**Work to be completed**
Using the listing below, report all lines holding the word "matplotlib".

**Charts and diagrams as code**
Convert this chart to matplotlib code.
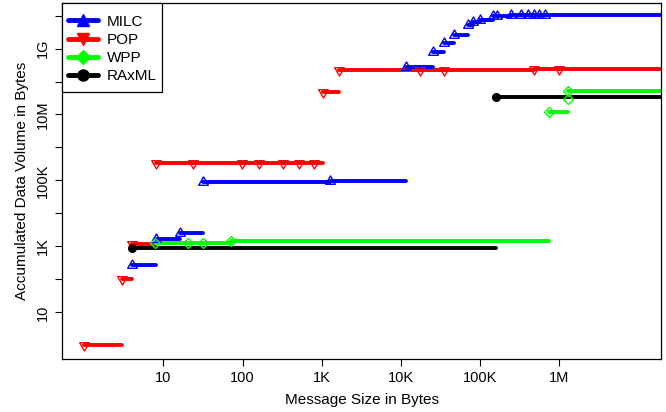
import matplotlib
matplotlib.use("Agg")
import matplotlib.pyplot as plt
import numpy as np
from matplotlib.lines import Line2D
from matplotlib.patches import Rectangle
from matplotlib.path import Path

plt.rcParams["font.family"] = ["Liberation Sans", "DejaVu Sans"]

# message size (bytes) where the accumulated volume steps up, and the volume after it
milc_size = [4, 8, 16, 32, 1270, 11.7e3, 25e3, 35e3, 47e3, 71e3, 82e3, 98e3,
             143e3, 163e3, 245e3, 325e3, 405e3, 480e3, 555e3, 660e3]
milc_volume = [275, 1.7e3, 2.6e3, 91e3, 93e3, 280e6, 790e6, 1.5e9, 2.6e9, 5.1e9,
               6.2e9, 7.2e9, 9.5e9, 1.0e10, 1.005e10, 1.01e10, 1.015e10, 1.02e10,
               1.025e10, 1.03e10]

pop_size = [1, 3, 4, 8.1, 23.9, 99, 161, 323, 523, 802, 1050, 1650,
            17.4e3, 35e3, 476e3, 980e3]
pop_volume = [1, 100, 1.2e3, 330e3, 332e3, 335e3, 338e3, 342e3, 346e3, 350e3,
              48e6, 224e6, 226e6, 228e6, 232e6, 236e6]

wpp_size = [7.9, 20.3, 32, 71, 745e3, 1.28e6, 1.3e6]
wpp_volume = [1.28e3, 1.3e3, 1.31e3, 1.5e3, 12e6, 30e6, 52e6]

raxml_size = [4, 157e3]
raxml_volume = [910, 35e6]

x_ticks = [10, 100, 1e3, 1e4, 1e5, 1e6]
x_labels = ["10", "100", "1K", "10K", "100K", "1M"]
y_ticks = [10.0 ** k for k in range(1, 11)]
y_labels = ["10", "", "1K", "", "100K", "", "10M", "", "1G", ""]

X_END = 1e8  # last step runs off the right edge

# R-style triangles: centre sits a third of the way up
tri_up = Path([(0, 1), (-0.866, -0.5), (0.866, -0.5), (0, 1)],
              [Path.MOVETO, Path.LINETO, Path.LINETO, Path.CLOSEPOLY])
tri_down = Path([(0, -1), (-0.866, 0.5), (0.866, 0.5), (0, -1)],
                [Path.MOVETO, Path.LINETO, Path.LINETO, Path.CLOSEPOLY])

series = [
    ("POP", pop_size, pop_volume, "#ff0000", tri_down, 8, "none"),
    ("MILC", milc_size, milc_volume, "#0000ff", tri_up, 8, "none"),
    ("WPP", wpp_size, wpp_volume, "#00ff00", "D", 5.5, "none"),
    ("RAxML", raxml_size, raxml_volume, "#000000", "o", 5.5, "#000000"),
]


def steps(xs, ys):
    # horizontal pieces only: each volume holds until the next size
    ends = list(xs[1:]) + [X_END]
    px, py = [], []
    for x0, x1, y in zip(xs, ends, ys):
        px += [x0, x1, np.nan]
        py += [y, y, np.nan]
    return px, py


fig = plt.figure(figsize=(6.66, 4.12), dpi=100)
ax = fig.add_axes([62.3 / 666, 53.5 / 412, 598.4 / 666, 355.8 / 412])
ax.set_xscale("log")
ax.set_yscale("log")

for name, xs, ys, color, marker, ms, face in series:
    px, py = steps(xs, ys)
    ax.plot(px, py, color=color, lw=2.8, solid_capstyle="round", zorder=2)
    ax.plot(xs, ys, ls="none", marker=marker, ms=ms, mec=color, mfc=face,
            mew=1.0, zorder=3)

ax.set_xlim(0.53, 1.9e7)
ax.set_ylim(0.40, 2.45e10)

ax.set_xticks(x_ticks)
ax.set_xticklabels(x_labels)
ax.set_yticks(y_ticks)
ax.set_yticklabels(y_labels, rotation=90, va="center")
ax.minorticks_off()
ax.tick_params(axis="both", length=5, width=0.8, labelsize=10.5, pad=4,
               direction="out")
for sp in ax.spines.values():
    sp.set_linewidth(0.9)

ax.set_xlabel("Message Size in Bytes", fontsize=11)
ax.xaxis.label.set_va("center")
ax.xaxis.set_label_coords(0.5, (12 - 53.5) / 355.8)
ax.set_ylabel("Accumulated Data Volume in Bytes", fontsize=11)
ax.yaxis.label.set_va("center")
ax.yaxis.set_label_coords((22 - 62.3) / 598.4, 0.5)

legend_marks = {"MILC": "^", "POP": "v", "WPP": "D", "RAxML": "o"}
handles = []
for name in ["MILC", "POP", "WPP", "RAxML"]:
    color = [s[3] for s in series if s[0] == name][0]
    handles.append(Line2D([], [], color=color, lw=3.5, marker=legend_marks[name],
                          ms=8 if name != "WPP" else 7, mfc=color, mec=color,
                          solid_capstyle="round"))
leg = ax.legend(handles, ["MILC", "POP", "WPP", "RAxML"], loc="upper left",
                bbox_to_anchor=(0.0087, 0.9665), borderaxespad=0, borderpad=0,
                fontsize=11, handlelength=2.0, handletextpad=0.6,
                labelspacing=0.28, frameon=False)
leg.set_zorder(6)

# legend box, drawn separately so its padding can be set per side
box = Rectangle((0, (358.5 - 92) / 355.8), (162 - 62.3) / 598.4,
                1 - (358.5 - 92) / 355.8, transform=ax.transAxes,
                facecolor="white", edgecolor="black", lw=0.9, zorder=5,
                clip_on=False)
ax.add_patch(box)

fig.savefig("out.png", dpi=100)
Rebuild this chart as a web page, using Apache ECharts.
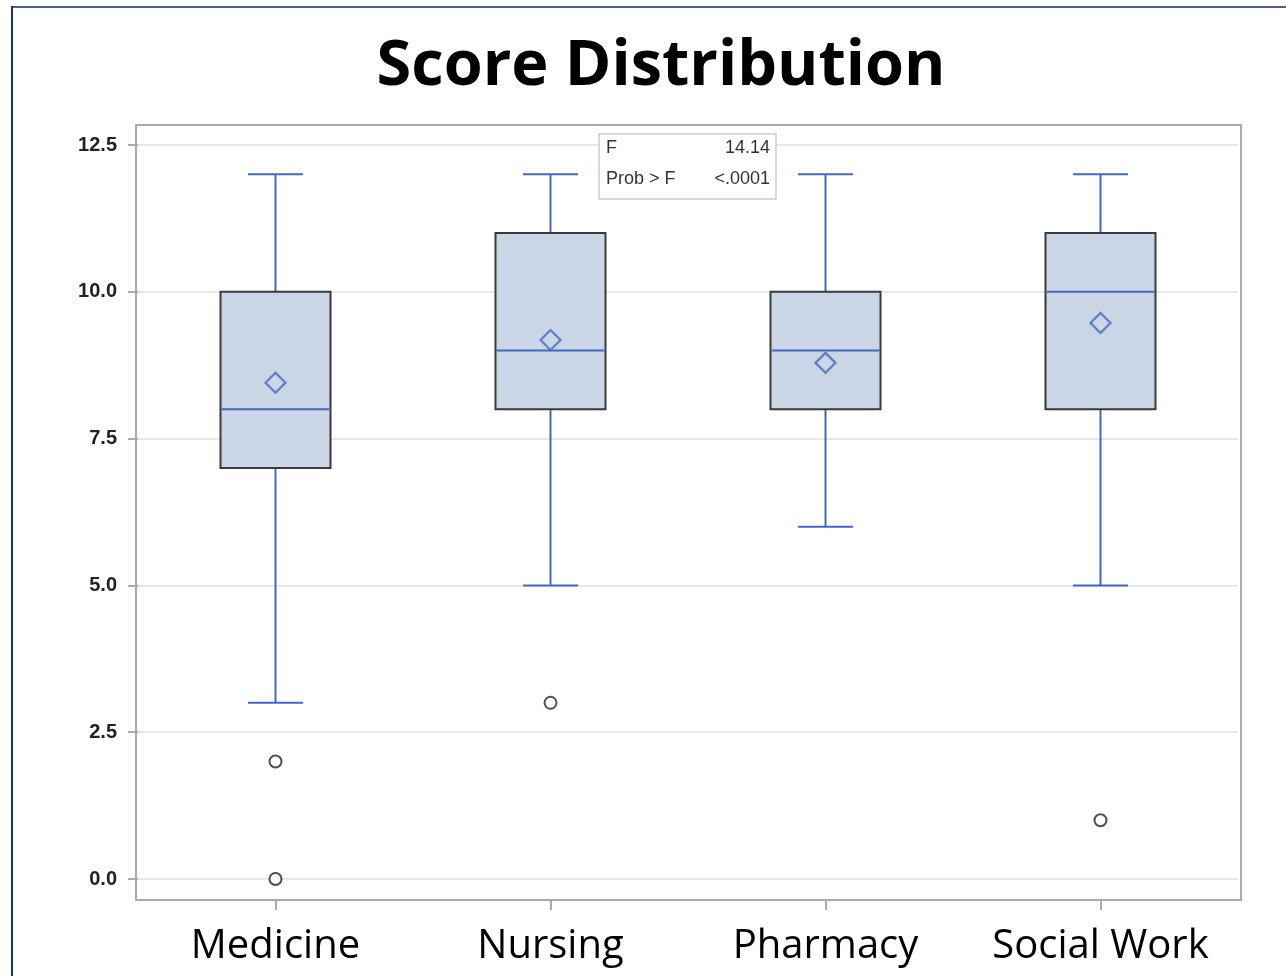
<!DOCTYPE html>
<html>
<head>
<meta charset="utf-8">
<title>Score Distribution</title>
<script src="https://cdn.jsdelivr.net/npm/echarts@6/dist/echarts.min.js"></script>
<style>
  html, body { margin: 0; padding: 0; background: #ffffff; }
  #chart { width: 1286px; height: 976px; }
</style>
</head>
<body>
<div id="chart"></div>
<script>
// Groups on the x axis
const categories = ['Medicine', 'Nursing', 'Pharmacy', 'Social Work'];

// Five-number summaries per group: lower whisker, Q1, median, Q3, upper whisker
const whiskerLow  = [3, 5, 6, 5];
const quartile1   = [7, 8, 8, 8];
const medians     = [8, 9, 9, 10];
const quartile3   = [10, 11, 10, 11];
const whiskerHigh = [12, 12, 12, 12];

// Group means (diamond markers)
const means = [8.45, 9.18, 8.79, 9.47];

// Outlying observations: [group index, score]
const outliers = [[0, 2], [0, 0], [1, 3], [3, 1]];

// Y axis ticks
const yTicks = [0, 2.5, 5, 7.5, 10, 12.5];

// ANOVA inset text
const statLabels = ['F', 'Prob > F'];
const statValues = ['14.14', '<.0001'];

const boxData = categories.map((c, i) =>
  [i, whiskerLow[i], quartile1[i], medians[i], quartile3[i], whiskerHigh[i]]);
const meanData = categories.map((c, i) => [i, means[i]]);

const BLUE = '#4169c1';
const BOX_FILL = '#cad6e6';
const BOX_EDGE = '#3a3a3a';
const AXIS_GRAY = '#a9abae';
const INSET_FONT = '18px "Liberation Sans", sans-serif';

function renderBox(params, api) {
  const xi = api.value(0);
  const pLow = api.coord([xi, api.value(1)]);
  const pQ1 = api.coord([xi, api.value(2)]);
  const pMed = api.coord([xi, api.value(3)]);
  const pQ3 = api.coord([xi, api.value(4)]);
  const pHigh = api.coord([xi, api.value(5)]);
  const band = api.size([1, 0])[0];
  const cx = pMed[0];
  const boxHalf = band * 0.2;
  const capHalf = band * 0.1;
  const lineStyle = { stroke: BLUE, lineWidth: 2 };
  return {
    type: 'group',
    children: [
      { type: 'line', shape: { x1: cx, y1: pQ1[1], x2: cx, y2: pLow[1] }, style: lineStyle },
      { type: 'line', shape: { x1: cx - capHalf, y1: pLow[1], x2: cx + capHalf, y2: pLow[1] }, style: lineStyle },
      { type: 'line', shape: { x1: cx, y1: pQ3[1], x2: cx, y2: pHigh[1] }, style: lineStyle },
      { type: 'line', shape: { x1: cx - capHalf, y1: pHigh[1], x2: cx + capHalf, y2: pHigh[1] }, style: lineStyle },
      { type: 'rect', shape: { x: cx - boxHalf, y: pQ3[1], width: boxHalf * 2, height: pQ1[1] - pQ3[1] },
        style: { fill: BOX_FILL, stroke: BOX_EDGE, lineWidth: 2 } },
      { type: 'line', shape: { x1: cx - boxHalf + 1, y1: pMed[1], x2: cx + boxHalf - 1, y2: pMed[1] }, style: lineStyle }
    ]
  };
}

const chart = echarts.init(document.getElementById('chart'), null, { renderer: 'canvas' });

const option = {
  backgroundColor: '#ffffff',
  animation: false,
  title: {
    text: 'Score Distribution',
    left: 656,
    top: 31,
    textAlign: 'center',
    textStyle: { fontFamily: 'Open Sans', fontWeight: 'bold', fontSize: 63, color: '#000000' }
  },
  grid: { left: 138, right: 48, top: 145, bottom: 97 },
  xAxis: {
    type: 'category',
    data: categories,
    offset: 21,
    boundaryGap: true,
    axisLine: { show: true, onZero: false, lineStyle: { color: AXIS_GRAY, width: 2 } },
    axisTick: { show: true, interval: 0, alignWithLabel: true, length: 10, lineStyle: { color: AXIS_GRAY, width: 2 } },
    axisLabel: { interval: 0, hideOverlap: false, margin: 27, fontFamily: 'Open Sans', fontSize: 40, color: '#000000' },
    splitLine: { show: false }
  },
  yAxis: {
    type: 'value',
    min: yTicks[0],
    max: yTicks[yTicks.length - 1],
    interval: 2.5,
    axisLine: { show: false },
    axisTick: { show: true, length: 10, lineStyle: { color: AXIS_GRAY, width: 2 } },
    axisLabel: {
      margin: 21,
      fontFamily: 'Liberation Sans Narrow, Liberation Sans, sans-serif',
      fontWeight: 'bold',
      fontSize: 20,
      color: '#222222',
      formatter: v => v.toFixed(1)
    },
    splitLine: { show: true, lineStyle: { color: '#e8e8e8', width: 2 } }
  },
  graphic: [
    // outer frame
    { type: 'line', shape: { x1: 12, y1: 7, x2: 1290, y2: 7 }, style: { stroke: '#4d5f99', lineWidth: 2 }, z: 100 },
    { type: 'line', shape: { x1: 12, y1: 6, x2: 12, y2: 990 }, style: { stroke: '#1e2d6b', lineWidth: 2 }, z: 100 },
    // plot area border
    { type: 'rect', shape: { x: 136, y: 125, width: 1105, height: 775 },
      style: { fill: null, stroke: AXIS_GRAY, lineWidth: 2 }, z: 100 },
    // ANOVA inset
    { type: 'rect', shape: { x: 599, y: 134, width: 177, height: 65 },
      style: { fill: '#ffffff', stroke: '#cccccc', lineWidth: 1.5 }, z: 110 },
    { type: 'text', x: 606, y: 148, z: 111,
      style: { text: statLabels[0], font: INSET_FONT, fill: '#333333', verticalAlign: 'middle' } },
    { type: 'text', x: 770, y: 148, z: 111,
      style: { text: statValues[0], font: INSET_FONT, fill: '#333333', align: 'right', verticalAlign: 'middle' } },
    { type: 'text', x: 606, y: 179, z: 111,
      style: { text: statLabels[1], font: INSET_FONT, fill: '#333333', verticalAlign: 'middle' } },
    { type: 'text', x: 770, y: 179, z: 111,
      style: { text: statValues[1], font: INSET_FONT, fill: '#333333', align: 'right', verticalAlign: 'middle' } }
  ],
  series: [
    {
      name: 'Box',
      type: 'custom',
      renderItem: renderBox,
      data: boxData,
      encode: { x: 0, y: [1, 2, 3, 4, 5] },
      z: 3
    },
    {
      name: 'Mean',
      type: 'scatter',
      data: meanData,
      symbol: 'diamond',
      symbolSize: 20,
      itemStyle: { color: BOX_FILL, borderColor: BLUE, borderWidth: 2.2 },
      z: 5
    },
    {
      name: 'Outliers',
      type: 'scatter',
      data: outliers,
      symbol: 'circle',
      symbolSize: 12,
      itemStyle: { color: '#ffffff', borderColor: '#222222', borderWidth: 2 },
      z: 5
    }
  ]
};

chart.setOption(option);
</script>
</body>
</html>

**Response to the task**
Convert this chart to matplotlib code.
import matplotlib
matplotlib.use("Agg")
import matplotlib.pyplot as plt
from matplotlib.lines import Line2D
from matplotlib.patches import Rectangle
from matplotlib.path import Path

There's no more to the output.